The SHA1 in the signature is fine as this is just the fingerprint, the “cryptographic” hash in the signature is SHA256. Also, the verification of the certificate takes place before the cipher negotiation. So, if there would be an issue with it, the negotiation would not have been started at all.
However, to finally close the issue, I took some time to identify the cause.
I found out that any browser got a net_error -113 (not just firefox). This implies
// The client and server don't support a common SSL protocol version or // cipher suite.
Because of that, Fedora Firefox now ends the connection because it does not implement current TLS 1.2 / 1.3 (more about that later). It seems that the page tries to negotiate from the beginning a SHA1-based cipher suite. In the current TLS 1.2/1.3 standards, this is only the last fall back option, a browser might assume that there are no further alternatives, or simply that the other side does not fulfill current standards if it begins with SHA1.
However, other browsers have the same issue but they do not end the connection after that but further try to establish a connection. After some tries, they manage it to do so.
So, the error is common among all browsers I tested (I added Falkon to the “testing store” we created in this thread : ). But some are less radical in enforcing the current standard, as it is still possible to find a common cipher suite after some tries (SHA1 is still fallback). Nevertheless, the outcome is an increased use of SHA1 whenever possible, which is no longer recommended.

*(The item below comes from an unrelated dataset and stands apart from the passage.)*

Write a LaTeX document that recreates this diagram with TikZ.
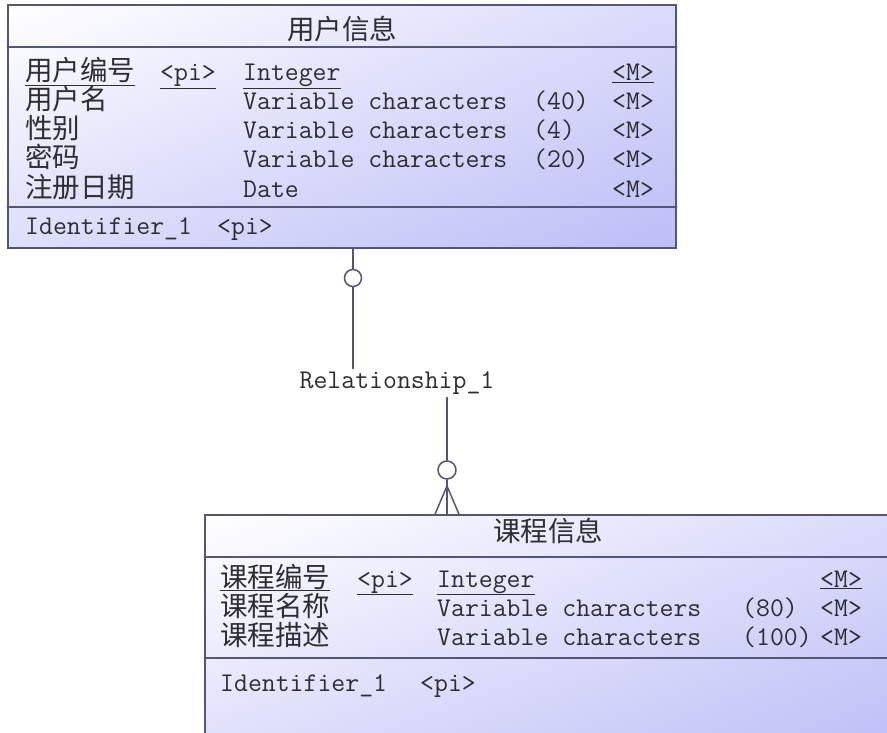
\documentclass[tikz,border=0pt]{standalone}
\usepackage{fontspec}
\newfontfamily\cjk{Noto Sans CJK SC}
\usetikzlibrary{calc,positioning,shadings}

\definecolor{erline}{RGB}{85,85,120}
\definecolor{erfill}{RGB}{188,190,246}
\definecolor{ertext}{RGB}{45,45,50}

\begin{document}
\begin{tikzpicture}[x=1pt,y=-1pt,line cap=round]

      \clip (0,0) rectangle (887,733);
      \fill[white] (0,0) rectangle (887,733);

      \tikzstyle{myentity}=[draw=erline, line width=1.5pt, rectangle, inner sep=0pt,
        shade, upper left=white, upper right=erfill!55, lower left=erfill!50, lower right=erfill];
      \tikzstyle{myline}=[draw=erline, line width=1.5pt];
      \tikzstyle{mycircle}=[circle, draw=erline, line width=1.5pt, fill=white, inner sep=0pt, minimum size=17pt];
      \tikzstyle{mycjk}=[inner sep=0pt, anchor=base west, text=ertext, font=\cjk\fontsize{27.5}{27.5}\selectfont];
      \tikzstyle{mymono}=[inner sep=0pt, anchor=base west, text=ertext, font=\ttfamily\fontsize{27}{27}\selectfont];

      % entity boxes
      \node[myentity, minimum width=668pt, minimum height=243pt] (user) at (342,126.5) {};
      \node[myentity, minimum width=687pt, minimum height=245pt] (course) at (548.5,637.5) {};

      \coordinate (UA) at (0,47);
      \coordinate (UB) at (0,207);
      \coordinate (CA) at (0,557);
      \coordinate (CB) at (0,658);
      \draw[myline] (user.west |- UA) -- (user.east |- UA);
      \draw[myline] (user.west |- UB) -- (user.east |- UB);
      \draw[myline] (course.west |- CA) -- (course.east |- CA);
      \draw[myline] (course.west |- CB) -- (course.east |- CB);

      % user
      \node[mycjk, anchor=base] (usertitle) at (342,40) {用户信息};
      \node[mycjk] (uname1) at (25,81) {\underline{用户编号}};
      \node[mycjk] (uname2) at (25,110) {用户名};
      \node[mycjk] (uname3) at (25,139) {性别};
      \node[mycjk] (uname4) at (25,168) {密码};
      \node[mycjk] (uname5) at (25,197) {注册日期};
      \node[mymono] (upi) at (160,81) {\underline{<pi>}};
      \node[mymono] (utype1) at (243,81) {\underline{Integer}};
      \node[mymono] (utype2) at (243,110) {Variable characters};
      \node[mymono] (utype3) at (243,139) {Variable characters};
      \node[mymono] (utype4) at (243,168) {Variable characters};
      \node[mymono] (utype5) at (243,197) {Date};
      \node[mymono] (ulen2) at (533,110) {(40)};
      \node[mymono] (ulen3) at (533,139) {(4)};
      \node[mymono] (ulen4) at (533,168) {(20)};
      \node[mymono] (um1) at (612,81) {\underline{<M>}};
      \node[mymono] (um2) at (612,110) {<M>};
      \node[mymono] (um3) at (612,139) {<M>};
      \node[mymono] (um4) at (612,168) {<M>};
      \node[mymono] (um5) at (612,197) {<M>};
      \node[mymono] (uid) at (25,235) {Identifier\_1};
      \node[mymono] (uidpi) at (217,235) {<pi>};

      % course
      \node[mycjk, anchor=base] (coursetitle) at (548,541) {课程信息};
      \node[mycjk] (cname1) at (220,587) {\underline{课程编号}};
      \node[mycjk] (cname2) at (220,616) {课程名称};
      \node[mycjk] (cname3) at (220,645) {课程描述};
      \node[mymono] (cpi) at (357,587) {\underline{<pi>}};
      \node[mymono] (ctype1) at (437,587) {\underline{Integer}};
      \node[mymono] (ctype2) at (437,616) {Variable characters};
      \node[mymono] (ctype3) at (437,645) {Variable characters};
      \node[mymono] (clen2) at (742,616) {(80)};
      \node[mymono] (clen3) at (742,645) {(100)};
      \node[mymono] (cm1) at (820,587) {\underline{<M>}};
      \node[mymono] (cm2) at (820,616) {<M>};
      \node[mymono] (cm3) at (820,645) {<M>};
      \node[mymono] (cid) at (220,691) {Identifier\_1};
      \node[mymono] (cidpi) at (420,691) {<pi>};

      % relationship
      \node[mymono, anchor=center, inner sep=3pt] (rel) at (397,383) {Relationship\_1};
      \node[mycircle] (c1) at (353,278) {};
      \node[mycircle, minimum size=18pt] (c2) at (447,470) {};
      \draw[myline] (c1 |- user.south) -- (c1);
      \draw[myline] (c1) -- (c1 |- rel.north);
      \draw[myline] (c2 |- rel.south) -- (c2);

      \coordinate (cf) at (447,486);
      \draw[myline] (c2) -- (c2 |- course.north);
      \draw[myline] (cf) -- ($(cf |- course.north)+(-12,0)$);
      \draw[myline] (cf) -- ($(cf |- course.north)+(12,0)$);
    \end{tikzpicture}
\end{document}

However, why is this the case? There are two types of TLS 1.2, the older RFC 5246 / 6176, which are considered to be no longer sufficient, and the post-RFC 8446 TLS 1.2, which is considered appropriate. The latter does not contain new functions or algorithms (which is why it is still 1.2) but it tries to avoid some issues like SHA1 if possible.
My assumption is that the page implements only the older TLS 1.2 but not the post-RFC 8446 TLS 1.2. Only the latter is currently the standard. However, if your browser enforces the current post-RFC 8446 TLS 1.2, this is possible even if the web server does not: it just has to reject SHA1 in negotiations until something else is offered by the server. There are still secure cipher suites in the original standard, the major difference is just that SHA1 is now only legacy/fallback option. So, pre- and post-8446 TLS 1.2 can still establish a connection. But the latter would not lead to SHA1 (it is now just the last try if everything else does not work). This is only to offer it to legacy browsers that don’t support anything else. However, in this case, it is the server who tries to get SHA1.
Thus, if your browser enforces to not use SHA1, the connection is (at least from the cipher suite perspective) sufficiently secure, but it is your browser that has to enforce it. Fedora seems to insist that web servers fulfill the current TLS 1.2/1.3 standards (I assume to decrease the risk of ending up with SHA1; some connections/browser might accept it even if they could do better; as well as to enforce current standards). It might be added that the current RFC 8446 was passed in 2018.
@moz59 The signatures are fine Negotiations of cipher suites take only place if signatures have been successfully verified. These are two different processes.